3) Abertura gradual e previsível da economia, induzindo as empresas nacionais a se tornarem mais competitivas.
4) Mudanças na política cambial, acabando com o sufoco histórico das crises cambiais.
5) Lançamento do Plano Brasileiro de Qualidade e Produtividade, que tomou de assalto corações e mentes do setor produtivo, apontando o caminho que deveria percorrer para competir com os importados.
6) Interrupção do paternalismo do BNDES.
7) Fim da ciranda financeira, com o bloqueio de cruzados e com o lançamento do fundão, levando as empresas a perceberem que a única segurança de que dispunham era na sua atividade específica.
8) Lançamento do Código de Defesa do Consumidor.
9) Reinserção do Brasil no mercado internacional de capitais, com o levantamento da moratória e a reaproximação com o Japão.
Idéias e ação
Em sua coluna de ontem -em resposta a meu artigo em que reconheço em Collor virtudes de estadista-, meu colega Clóvis Rossi argumenta que parte dessas idéias já eram propostas por Maílson da Nóbrega (creio que é superestimar o papel de Maílson), e só não foram implementadas por falta de condições políticas.
Mas justamente o papel do estadista é o de criar condições políticas para as mudanças. É essa, e só essa sua função. Até Collor havia uma inibição geral em pensar o Brasil, porque cada proposta nova esbarrava justamente na ausência de condições políticas. Foi sua falta de limites que demonstrou que não há mudança impossível, desde que haja vontade política.

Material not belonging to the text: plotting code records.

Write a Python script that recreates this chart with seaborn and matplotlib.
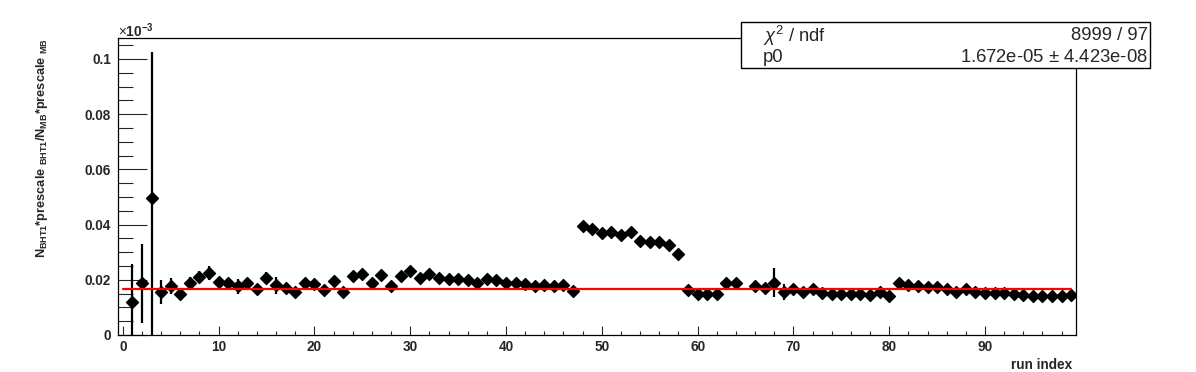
import numpy as np
import pandas as pd
import matplotlib
matplotlib.use("Agg")
import matplotlib.pyplot as plt
from matplotlib.patches import Rectangle
from matplotlib.ticker import MultipleLocator
import seaborn as sns

# run index (runs 0 and 65 are empty)
runs = [r for r in range(1, 100) if r != 65]

# ratio values in units of 1e-3
ratio = [
    0.0119, 0.0188, 0.0495, 0.0156, 0.0177, 0.0150, 0.0190, 0.0210, 0.0225, 0.0193,
    0.0190, 0.0176, 0.0188, 0.0167, 0.0208, 0.0180, 0.0170, 0.0154, 0.0188, 0.0185,
    0.0162, 0.0195, 0.0154, 0.0215, 0.0220, 0.0190, 0.0217, 0.0179, 0.0213, 0.0232,
    0.0207, 0.0221, 0.0206, 0.0202, 0.0202, 0.0199, 0.0190, 0.0202, 0.0201, 0.0189,
    0.0189, 0.0185, 0.0178, 0.0180, 0.0176, 0.0180, 0.0160, 0.0395, 0.0384, 0.0371,
    0.0372, 0.0363, 0.0373, 0.0340, 0.0337, 0.0338, 0.0325, 0.0295, 0.0162, 0.0150,
    0.0150, 0.0150, 0.0187, 0.0187, 0.0177, 0.0172, 0.0190, 0.0156, 0.0166,
    0.0154, 0.0167, 0.0153, 0.0148, 0.0148, 0.0148, 0.0148, 0.0146, 0.0154, 0.0142,
    0.0187, 0.0180, 0.0177, 0.0175, 0.0175, 0.0165, 0.0156, 0.0166, 0.0154, 0.0153,
    0.0153, 0.0153, 0.0150, 0.0146, 0.0143, 0.0143, 0.0143, 0.0143, 0.0146,
]

ratio_err = [
    0.0140, 0.0143, 0.0530, 0.0043, 0.0028, 0.0015, 0.0020, 0.0022, 0.0025, 0.0015,
    0.0015, 0.0026, 0.0020, 0.0015, 0.0022, 0.0030, 0.0015, 0.0012, 0.0012, 0.0012,
    0.0012, 0.0012, 0.0012, 0.0012, 0.0012, 0.0010, 0.0010, 0.0010, 0.0010, 0.0010,
    0.0010, 0.0010, 0.0010, 0.0010, 0.0010, 0.0010, 0.0010, 0.0010, 0.0010, 0.0010,
    0.0010, 0.0010, 0.0010, 0.0010, 0.0010, 0.0010, 0.0010, 0.0008, 0.0008, 0.0008,
    0.0008, 0.0008, 0.0008, 0.0008, 0.0008, 0.0008, 0.0008, 0.0008, 0.0010, 0.0010,
    0.0010, 0.0010, 0.0010, 0.0010, 0.0012, 0.0012, 0.0054, 0.0029, 0.0012,
    0.0010, 0.0010, 0.0010, 0.0010, 0.0010, 0.0010, 0.0010, 0.0010, 0.0010, 0.0010,
    0.0010, 0.0010, 0.0010, 0.0010, 0.0010, 0.0010, 0.0010, 0.0010, 0.0010, 0.0010,
    0.0010, 0.0010, 0.0010, 0.0010, 0.0010, 0.0010, 0.0010, 0.0010, 0.0010,
]

# constant fit
fit_p0 = 0.01672
fit_range = [0, 99]
stat_labels = [r"$\chi^2$ / ndf", "p0"]
stat_values = ["8999 / 97", "1.672e-05 $\\pm$ 4.423e-08"]

df = pd.DataFrame({"run": runs, "ratio": ratio, "err": ratio_err})

sns.set_style("white")
plt.rcParams["font.family"] = ["Liberation Sans", "DejaVu Sans"]
plt.rcParams["mathtext.fontset"] = "custom"
plt.rcParams["mathtext.rm"] = "Liberation Sans"
plt.rcParams["mathtext.it"] = "Liberation Sans:italic"
plt.rcParams["mathtext.bf"] = "Liberation Sans:bold"

W, H = 1196, 372
fig = plt.figure(figsize=(W / 100, H / 100), dpi=100)
ax = fig.add_axes([118 / W, 1 - 335 / H, (1076 - 118) / W, (335 - 38) / H])

ax.errorbar(df["run"], df["ratio"], yerr=df["err"], fmt="none",
            ecolor="black", elinewidth=1.6, capsize=0, zorder=2)
sns.scatterplot(data=df, x="run", y="ratio", ax=ax, marker="D", s=38,
                color="black", edgecolor="black", linewidth=0.9, zorder=3)
ax.plot(fit_range, [fit_p0, fit_p0], color="#ff0000", lw=1.6, zorder=4)

ax.set_xlim(-0.5, 99.5)
ax.set_ylim(0, 0.1076)
ax.xaxis.set_major_locator(MultipleLocator(10))
ax.xaxis.set_minor_locator(MultipleLocator(2))
ax.yaxis.set_major_locator(MultipleLocator(0.02))
ax.yaxis.set_minor_locator(MultipleLocator(0.005))
ax.set_xticks([0, 10, 20, 30, 40, 50, 60, 70, 80, 90])
ax.set_xticklabels(["0", "10", "20", "30", "40", "50", "60", "70", "80", "90"])
ax.set_yticks([0, 0.02, 0.04, 0.06, 0.08, 0.1])
ax.set_yticklabels(["0", "0.02", "0.04", "0.06", "0.08", "0.1"])

ax.tick_params(axis="y", which="major", direction="in", length=21, width=0.8,
               left=True, right=False, labelsize=9.8, pad=5)
ax.tick_params(axis="y", which="minor", direction="in", length=10.5, width=0.8,
               left=True, right=False)
ax.tick_params(axis="x", which="major", direction="in", length=6.5, width=0.8,
               bottom=True, top=False, labelsize=9.8, pad=3.5)
ax.tick_params(axis="x", which="minor", direction="in", length=3.2, width=0.8,
               bottom=True, top=False)
for lab in ax.get_xticklabels() + ax.get_yticklabels():
    lab.set_fontweight("bold")
for sp in ax.spines.values():
    sp.set_color("black")
    sp.set_linewidth(0.9)
ax.set_xlabel("")
ax.set_ylabel("")

fig.text(1072 / W, 1 - 365 / H, "run index", ha="right", va="center",
         fontsize=9.8, fontweight="bold")
fig.text(42 / W, 1 - 38 / H,
         r"N$_{\mathbf{BHT1}}$*prescale $_{\mathbf{BHT1}}$/N$_{\mathbf{MB}}$*prescale $_{\mathbf{MB}}$",
         rotation=90, ha="center", va="top", fontsize=9.2, fontweight="bold")
fig.text(118 / W, 1 - 31 / H, r"$\times$10$^{\mathbf{-3}}$", ha="left", va="center",
         fontsize=9.8, fontweight="bold")

# stat box
box = Rectangle((741 / W, 1 - 68 / H), (1150 - 741) / W, (68 - 22) / H,
                transform=fig.transFigure, facecolor="white", edgecolor="black",
                lw=1.0, zorder=10)
fig.add_artist(box)
for i, yy in enumerate([36, 57]):
    fig.text(763 / W, 1 - yy / H, stat_labels[i], ha="left", va="center",
             fontsize=13.3, zorder=11)
    fig.text(1148 / W, 1 - yy / H, stat_values[i], ha="right", va="center",
             fontsize=13.3, zorder=11)

fig.savefig("out.png", dpi=100)
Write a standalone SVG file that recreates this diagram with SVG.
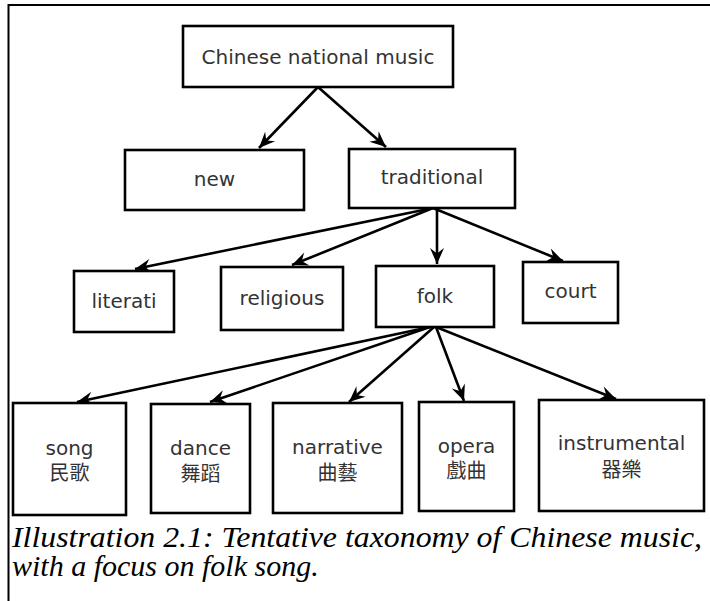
<svg xmlns="http://www.w3.org/2000/svg" width="710" height="601" viewBox="0 0 710 601">
<style>
.box{fill:#fff;stroke:#000;stroke-width:2.6}
.lbl{font-family:"DejaVu Sans","Noto Sans CJK TC",sans-serif;font-size:20px;fill:#333;text-anchor:middle}
.cjk{font-family:"Noto Sans CJK TC","DejaVu Sans",sans-serif;font-size:20px;fill:#333;text-anchor:middle}
.edge{stroke:#000;stroke-width:2.6;fill:none;marker-end:url(#arr)}
.cap{font-family:"Liberation Serif","Times New Roman",serif;font-style:italic;font-size:30px;fill:#000}
</style>
<defs>
<marker id="arr" markerUnits="userSpaceOnUse" markerWidth="20" markerHeight="18" viewBox="-17 -9 19 18" refX="0" refY="0" orient="auto">
<path d="M0,0 L-16,-7 L-10.5,0 L-16,7 Z" fill="#000"/>
</marker>
</defs>
<rect width="710" height="601" fill="#fff"/>
<g id="frame">
<line x1="8.5" y1="5" x2="710" y2="5" stroke="#000" stroke-width="2"/>
<line x1="8.5" y1="4" x2="8.5" y2="601" stroke="#000" stroke-width="2"/>
</g>
<g id="connectors">
<line class="edge" x1="318" y1="87" x2="259" y2="148"/>
<line class="edge" x1="318" y1="87" x2="386" y2="147"/>
<line class="edge" x1="433" y1="208" x2="135" y2="269"/>
<line class="edge" x1="433" y1="208" x2="292" y2="265"/>
<line class="edge" x1="437" y1="208" x2="437" y2="264"/>
<line class="edge" x1="433" y1="208" x2="563" y2="261"/>
<line class="edge" x1="430" y1="327" x2="77" y2="402"/>
<line class="edge" x1="430" y1="327" x2="210" y2="402"/>
<line class="edge" x1="434" y1="327" x2="349" y2="402"/>
<line class="edge" x1="436" y1="327" x2="464" y2="401"/>
<line class="edge" x1="436" y1="327" x2="616" y2="399"/>
</g>
<g id="n-root"><rect class="box" x="183" y="26" width="270" height="61"/><text class="lbl" x="318" y="64">Chinese national music</text></g>
<g id="n-new"><rect class="box" x="125" y="150" width="179" height="60"/><text class="lbl" x="214.5" y="186">new</text></g>
<g id="n-traditional"><rect class="box" x="349" y="149" width="166" height="59"/><text class="lbl" x="432" y="184">traditional</text></g>
<g id="n-literati"><rect class="box" x="74" y="271" width="100" height="61"/><text class="lbl" x="124" y="308">literati</text></g>
<g id="n-religious"><rect class="box" x="221" y="267" width="122" height="63"/><text class="lbl" x="282" y="305">religious</text></g>
<g id="n-folk"><rect class="box" x="376" y="266" width="118" height="61"/><text class="lbl" x="435" y="303">folk</text></g>
<g id="n-court"><rect class="box" x="523" y="262" width="95" height="61"/><text class="lbl" x="570.5" y="298">court</text></g>
<g id="n-song"><rect class="box" x="13" y="403" width="113" height="112"/><text class="lbl" x="69.5" y="455">song</text><text class="cjk" x="69.5" y="480">民歌</text></g>
<g id="n-dance"><rect class="box" x="151" y="404" width="99" height="109"/><text class="lbl" x="200.5" y="455">dance</text><text class="cjk" x="200.5" y="481">舞蹈</text></g>
<g id="n-narrative"><rect class="box" x="273" y="403" width="129" height="110"/><text class="lbl" x="337.5" y="454">narrative</text><text class="cjk" x="337.5" y="480">曲藝</text></g>
<g id="n-opera"><rect class="box" x="419" y="402" width="95" height="109"/><text class="lbl" x="466.5" y="453">opera</text><text class="cjk" x="466.5" y="478">戲曲</text></g>
<g id="n-instrumental"><rect class="box" x="539" y="400" width="165" height="111"/><text class="lbl" x="621.5" y="450">instrumental</text><text class="cjk" x="621.5" y="477">器樂</text></g>
<g id="caption">
<text class="cap" x="12" y="547" textLength="690" lengthAdjust="spacingAndGlyphs">Illustration 2.1: Tentative taxonomy of Chinese music,</text>
<text class="cap" x="12" y="576">with a focus on folk song.</text>
</g>
</svg>
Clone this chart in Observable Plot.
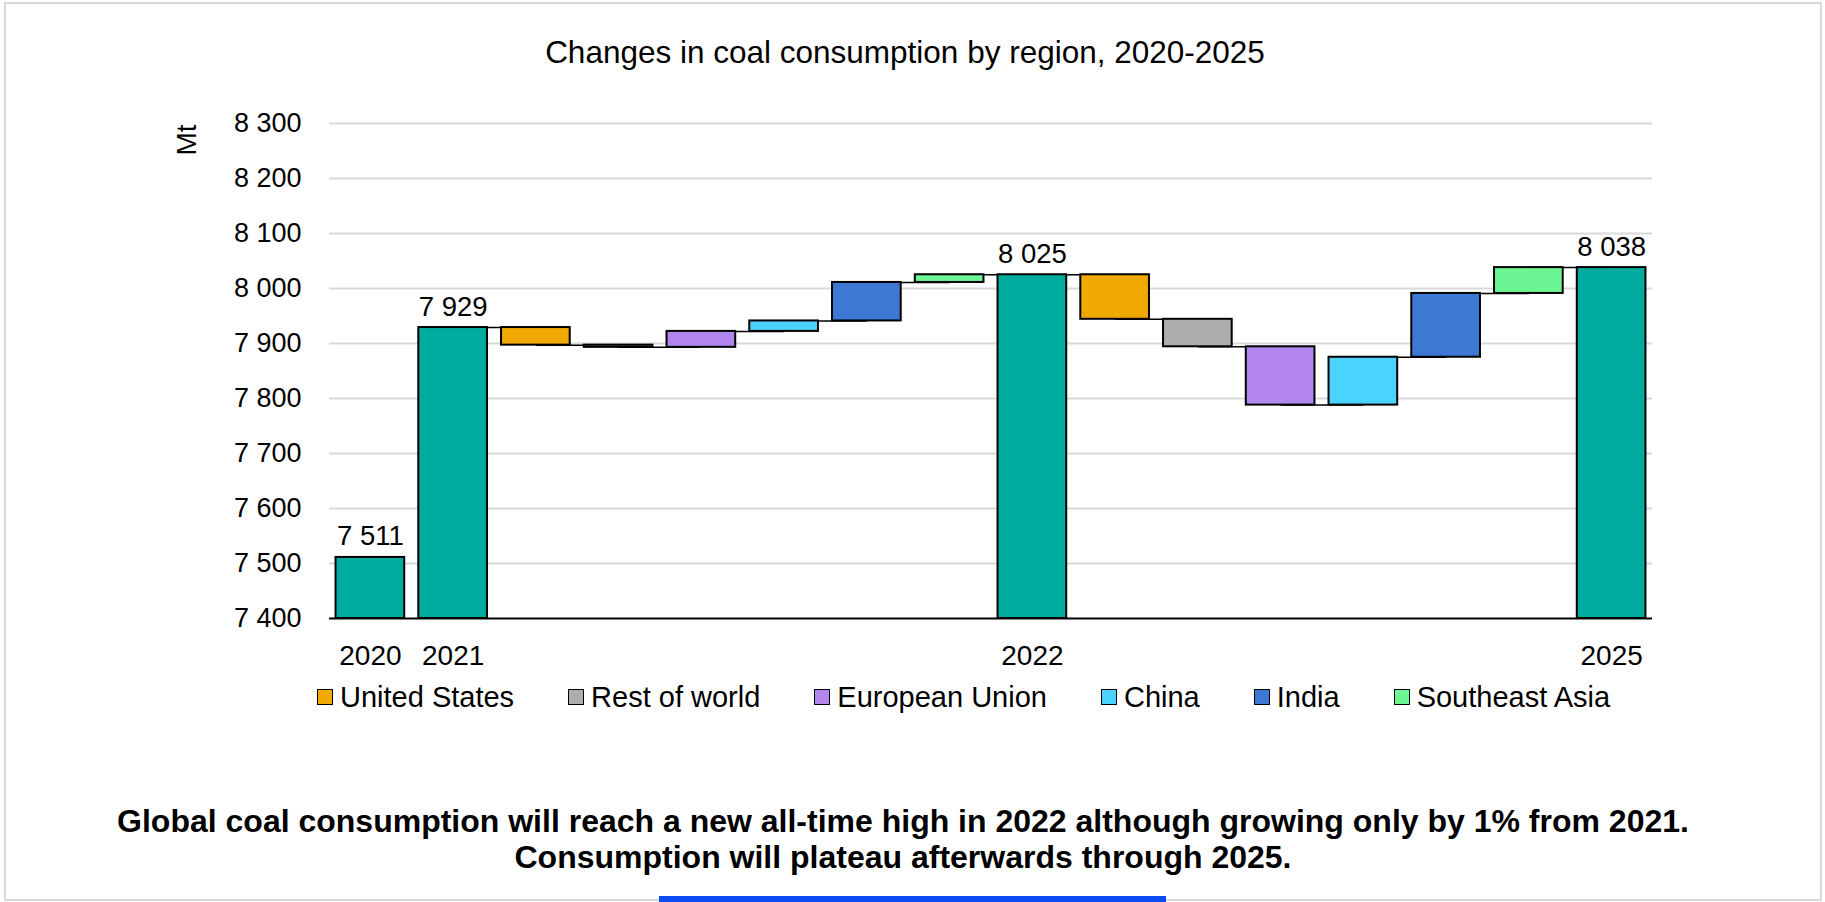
<!DOCTYPE html>
<html>
<head>
<meta charset="utf-8">
<script src="https://cdn.jsdelivr.net/npm/d3@7"></script>
<script src="https://cdn.jsdelivr.net/npm/@observablehq/plot@0.6"></script>
<style>
  html, body { margin: 0; padding: 0; background: #ffffff; }
  body { font-family: "Liberation Sans", Arial, sans-serif; color: #000; }
  #root { position: relative; width: 1825px; height: 902px; overflow: hidden; background: #fff; }
  #frame { position: absolute; left: 4px; top: 2px; width: 1818px; height: 899px; border: 2px solid #d9d9d9; box-sizing: border-box; }
  #title { position: absolute; left: 0; top: 34px; width: 1810px; text-align: center; font-size: 31.5px; line-height: 36px; }
  #ylabel { position: absolute; left: 187px; top: 140px; font-size: 28px; line-height: 28px; transform: translate(-50%, -50%) rotate(-90deg); white-space: nowrap; }
  #chart { position: absolute; left: 0; top: 0; }
  #legend { position: absolute; left: 317px; top: 679px; display: flex; gap: 54px; font-size: 29px; line-height: 36px; white-space: nowrap; }
  .item { display: flex; align-items: center; gap: 7px; }
  .sw { width: 14px; height: 14px; border: 1.5px solid #000; }
  #caption { position: absolute; left: 0; top: 803px; width: 1806px; text-align: center; font-size: 32px; font-weight: bold; line-height: 36px; }
  #blue { position: absolute; left: 659px; top: 896px; width: 507px; height: 6px; background: #0a4cf2; }
</style>
</head>
<body>
<div id="root">
  <div id="frame"></div>
  <div id="title"></div>
  <div id="ylabel"></div>
  <div id="chart"></div>
  <div id="legend"></div>
  <div id="caption"></div>
  <div id="blue"></div>
</div>
<script>
// ---- data ----
const titleText = "Changes in coal consumption by region, 2020-2025";
const yLabelText = "Mt";
const captionLines = [
  "Global coal consumption will reach a new all-time high in 2022 although growing only by 1% from 2021.",
  "Consumption will plateau afterwards through 2025."
];
const categories = ["2020", "2021", "us1", "row1", "eu1", "cn1", "in1", "sea1", "2022", "us2", "row2", "eu2", "cn2", "in2", "sea2", "2025"];
const kinds = ["Total", "Total", "United States", "Rest of world", "European Union", "China", "India", "Southeast Asia", "Total", "United States", "Rest of world", "European Union", "China", "India", "Southeast Asia", "Total"];
// totals are absolute levels, the others are changes (Mt)
const values = [7511, 7929, -32, -4, 29, 19, 70, 14, 8025, -81, -50, -106, 87, 116, 47, 8038];
const xTickLabels = {"2020": "2020", "2021": "2021", "2022": "2022", "2025": "2025"};
const yTicks = [7400, 7500, 7600, 7700, 7800, 7900, 8000, 8100, 8200, 8300];
const regionNames = ["United States", "Rest of world", "European Union", "China", "India", "Southeast Asia"];
const regionColors = ["#f0a900", "#adadad", "#b386ee", "#4bd3ff", "#3d79d4", "#6cf593"];
const totalColor = "#00aca0";

// ---- build ----
const yMin = yTicks[0], yMax = yTicks[yTicks.length - 1];
const fmt = d3.formatLocale({decimal: ".", thousands: "\u00a0", grouping: [3], currency: ["", ""]}).format(",d");

let level = 0;
const rows = categories.map((c, i) => {
  const k = kinds[i];
  if (k === "Total") {
    level = values[i];
    return {c, k, y1: yMin, y2: values[i], end: values[i], total: true};
  }
  const start = level;
  level += values[i];
  return {c, k, y1: start, y2: level, end: level, total: false};
});
const connectors = [];
for (let i = 0; i < rows.length - 1; i++) {
  if (rows[i].total && rows[i + 1].total) continue;
  connectors.push({a: rows[i].c, b: rows[i + 1].c, v: rows[i].end});
}
const totals = rows.filter(r => r.total);

const colorDomain = ["Total", ...regionNames];
const colorRange = [totalColor, ...regionColors];

const chart = Plot.plot({
  width: 1825,
  height: 680,
  marginLeft: 329,
  marginRight: 173,
  marginTop: 123,
  marginBottom: 62,
  style: {fontFamily: "'Liberation Sans', Arial, sans-serif", fontSize: "27px", color: "#000", background: "transparent"},
  x: {domain: categories, paddingInner: 0.17, paddingOuter: 0.079, round: false, label: null},
  y: {domain: [yMin, yMax], label: null},
  color: {domain: colorDomain, range: colorRange},
  marks: [
    Plot.gridY(yTicks.slice(1), {stroke: "#d9d9d9", strokeOpacity: 1, strokeWidth: 2}),
    Plot.link(connectors, {x1: "a", x2: "b", y1: "v", y2: "v", stroke: "#000", strokeWidth: 1.5}),
    Plot.barY(rows, {x: "c", y1: "y1", y2: "y2", fill: "k", stroke: "#000", strokeWidth: 2}),
    Plot.ruleY([yMin], {stroke: "#000", strokeWidth: 2}),
    Plot.text(totals, {x: "c", y: "y2", text: d => fmt(d.y2), dy: -12, lineAnchor: "bottom", fontSize: 27.5, fill: "#000"}),
    Plot.axisY(yTicks, {tickSize: 0, tickPadding: 28, tickFormat: fmt, fontSize: 27, label: null}),
    Plot.axisX({tickSize: 0, tickPadding: 27, tickFormat: d => xTickLabels[d] || "", fontSize: 28, label: null})
  ]
});
document.getElementById("chart").appendChild(chart);

document.getElementById("title").textContent = titleText;
document.getElementById("ylabel").textContent = yLabelText;
document.getElementById("caption").innerHTML = captionLines.map(s => `<div>${s}</div>`).join("");
const legend = document.getElementById("legend");
regionNames.forEach((n, i) => {
  const it = document.createElement("div");
  it.className = "item";
  it.innerHTML = `<span class="sw" style="background:${regionColors[i]}"></span><span>${n}</span>`;
  legend.appendChild(it);
});
</script>
</body>
</html>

Todo mundo sabia da necessidade de mudar a política cambial de pré-fixações de câmbio. Quem tinha a coragem de botar o guizo no gato? A renovação da indústria automobilística era peça central da recuperação industrial do país. Para tanto, haveria a necessidade de romper com o sistema de privilégios anterior, garantido pela reserva de mercado e pela cartelização do setor. Não dá para banalizar a importância desse rompimento.
Rossi não vê vantagem nenhuma em Collor, já que até Mário Covas falou em "choque do capitalismo". Estadista é homem de ação, não de palavras. Pois a ação de Covas -que é uma pessoa dotada de enormes virtudes pessoais- sempre esbarra em uma dúvida escrupulosa que a paralisa.
Fim de polêmica
Clóvis Rossi encerrou ontem sua participação na polêmica sobre o papel político de Fernando Collor. Encerro a minha hoje.
Ao contrário de tantos jornalistas de marketing, Rossi é um sujeito basicamente escrupuloso, um exemplo na sua vida pessoal e profissional. Por isso, entendo sua dificuldade em admitir que um sujeito inescrupuloso, como Collor, possa ter desempenhado papel relevante na vida do país.
O ideal seria que sir Galahad tivesse sido eleito e promovido as reformas. Mas não existe esse mundo idealizado. Quem rompeu o nó górdio infelizmente foi um sujeito inescrupuloso, que provavelmente tinha pleno conhecimento do sistema de caixinhas montados pelos PCs e PPs da vida.